À quelques jours d’un scrutin présidentiel décisif, le duel entre Brice Clotaire Oligui Nguema et Alain-Claude Bilie-By-Nze polarise l’attention. L’un incarne une transformation enracinée dans les réalités locales, l’autre tente une opération de reconversion politique périlleuse. Analyse comparative de deux visions pour le Gabon.
À mesure que l’échéance du 12 avril approche, les projecteurs se braquent sur les deux figures les plus en vue de la campagne : Brice Clotaire Oligui Nguema, président de la Transition, et Alain-Claude Bilie-By-Nze, ancien Premier ministre d’Ali Bongo, désormais candidat d’une « rupture » qui peine à convaincre. Derrière les slogans et les promesses, deux projets de société radicalement opposés. L’un, enraciné dans l’expérience de la gouvernance et porté par un leadership pragmatique. L’autre, en quête de légitimité, tente de faire oublier un passé encore trop proche pour être effacé.
Bilie-By-Nze, le funambule de la « rupture »
Alain-Claude Bilie-By-Nze avance masqué. Arborant un Contrat national de rupture et de redressement (CN2R) articulé autour de 12 mesures à mettre en œuvre en 100 jours, il tente de faire oublier son pedigree de baron du régime Bongo. Mais derrière les formules accrocheuses, son programme souffre d’incohérences majeures.
Son virage libéral annoncé reste flou, et l’ouverture vers les institutions financières internationales, loin de garantir la souveraineté, pourrait placer le Gabon sous la coupe d’un FMI souvent synonyme d’austérité. Quant à la suppression d’institutions comme le Sénat ou le Conseil économique, elle soulève des inquiétudes quant à la stabilité démocratique. L’approche sécuritaire, elle, flirte avec un discours anxiogène, axé sur l’expulsion des étrangers en situation irrégulière, au détriment d’une politique migratoire humaine et structurée.
Enfin, sa proposition de « minimum jeunesse » se révèle largement insuffisante dans un pays où la majorité des jeunes n’ont pas accès à l’université. Le tout, sans vision d’ensemble, ni véritable colonne vertébrale économique.

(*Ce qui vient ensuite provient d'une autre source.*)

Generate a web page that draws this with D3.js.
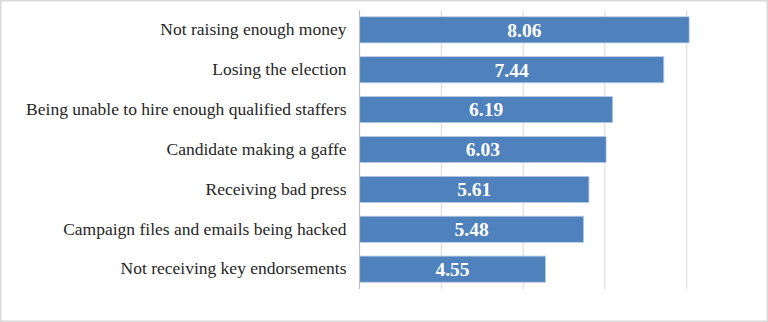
<!DOCTYPE html>
<html>
<head>
<meta charset="utf-8">
<script src="https://cdn.jsdelivr.net/npm/d3@7"></script>
<style>
  html, body { margin: 0; padding: 0; background: #fff; }
  svg { display: block; }
</style>
</head>
<body>
<div class="chartHolder"></div>
<script>
const categories = [
  'Not raising enough money',
  'Losing the election',
  'Being unable to hire enough qualified staffers',
  'Candidate making a gaffe',
  'Receiving bad press',
  'Campaign files and emails being hacked',
  'Not receiving key endorsements'
]
const values = [8.06, 7.44, 6.19, 6.03, 5.61, 5.48, 4.55]
const xTicks = [0, 2, 4, 6, 8]

const width = 768
const height = 322
const margin = { top: 10, right: 80, bottom: 33, left: 359.5 }

const svg = d3.select('.chartHolder').append('svg')
  .attr('width', width)
  .attr('height', height)

// outer frame
svg.append('rect')
  .attr('x', 0.75).attr('y', 0.75)
  .attr('width', width - 1.5).attr('height', height - 1.5)
  .attr('fill', '#fff')
  .attr('stroke', '#d9d9d9')
  .attr('stroke-width', 1.5)

const xScale = d3.scaleLinear()
  .domain([0, 8])
  .range([margin.left, 686.7])

const yScale = d3.scaleBand()
  .domain(categories)
  .range([margin.top, height - margin.bottom])
  .paddingInner(0.345)
  .paddingOuter(0.17)

// gridlines
svg.append('g')
  .selectAll('line')
  .data(xTicks.slice(1))
  .enter()
  .append('line')
  .attr('x1', d => xScale(d)).attr('x2', d => xScale(d))
  .attr('y1', margin.top).attr('y2', height - margin.bottom)
  .attr('stroke', '#d9d9d9')
  .attr('stroke-width', 1)

// bars
svg.append('g')
  .selectAll('rect')
  .data(values)
  .enter()
  .append('rect')
  .attr('x', xScale(0))
  .attr('y', (d, i) => yScale(categories[i]))
  .attr('width', d => xScale(d) - xScale(0))
  .attr('height', yScale.bandwidth())
  .attr('fill', '#4f81bd')
  .attr('stroke', '#b9cde5')
  .attr('stroke-width', 0.8)

// value labels
svg.append('g')
  .selectAll('text')
  .data(values)
  .enter()
  .append('text')
  .attr('x', d => (xScale(0) + xScale(d)) / 2)
  .attr('y', (d, i) => yScale(categories[i]) + yScale.bandwidth() / 2)
  .attr('dy', '0.35em')
  .attr('text-anchor', 'middle')
  .style('font-family', '"Liberation Serif", serif')
  .style('font-weight', 'bold')
  .style('font-size', '19.5px')
  .attr('fill', '#fff')
  .text(d => d.toFixed(2))

// y axis
const yAxis = d3.axisLeft(yScale).tickSize(0).tickPadding(13)
const yAxisGroup = svg.append('g')
  .attr('transform', `translate(${xScale(0)},0)`)
  .call(yAxis)
yAxisGroup.select('.domain').remove()
yAxisGroup.selectAll('text')
  .attr('dy', '0.3em')
  .style('font-family', '"Liberation Serif", serif')
  .style('font-size', '17.5px')
  .attr('fill', '#262626')

svg.append('line')
  .attr('x1', xScale(0)).attr('x2', xScale(0))
  .attr('y1', margin.top).attr('y2', height - margin.bottom)
  .attr('stroke', '#bfbfbf')
  .attr('stroke-width', 1.2)
</script>
</body>
</html>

Oligui Nguema, la méthode du concret
À l’opposé, Brice Clotaire Oligui Nguema déroule un projet cohérent, structuré et inscrit dans la continuité des 19 mois de transition qu’il a dirigés. Ses 15 engagements prioritaires, rassemblés sous le slogan « Bâtissons l’édifice nouveau », affichent une volonté de transformation en profondeur, loin du marketing politique.
Plutôt que de brader la souveraineté économique, Oligui parie sur une stratégie de développement endogène : pôles agricoles régionaux, industrialisation locale, accès au crédit pour les agriculteurs, politique foncière ambitieuse avec le programme « Un Gabonais, Un Titre Foncier ». Sur le plan social, il propose des mesures inclusives, avec la création de centres de redressement pour les jeunes en rupture, l’implantation de lycées techniques agricoles et un programme culturel d’envergure, « Okoumé Talent ».
En matière d’infrastructures, la priorité est claire : garantir l’accès universel à l’eau potable et à l’électricité, deux urgences nationales. Là où ACBBN propose une privatisation déguisée de la gestion de l’eau, Oligui choisit la souveraineté des services publics essentiels.
Sur le volet gouvernance, Oligui préfère moderniser plutôt que démanteler. Digitalisation de l’administration, simplification des procédures, efficacité accrue sans bouleverser l’équilibre institutionnel.
Le choix du réel contre l’illusion
Ce qui distingue véritablement Oligui Nguema de son principal challenger, c’est sa maîtrise des réalités du pays. Là où Bilie-By-Nze parle de rupture en oubliant sa propre responsabilité dans le système qu’il prétend dénoncer, Oligui agit, avec méthode, sur les leviers structurels de transformation.
Son programme n’est pas une simple promesse électorale. Il est la continuité d’un chantier entamé depuis le 30 août 2023, jour où le Gabon a tourné la page d’un régime à bout de souffle. Il est aussi l’expression d’une vision à long terme, où chaque mesure s’inscrit dans une logique de souveraineté, de résilience et de développement durable.
Verdict
Dans cette élection où l’avenir du pays est en jeu, les Gabonais devront trancher entre un projet ancré dans le réel, porté par un homme qui a commencé à restaurer la République, et un discours de rupture fragile, porté par un homme qui fut longtemps le visage d’un pouvoir déconnecté.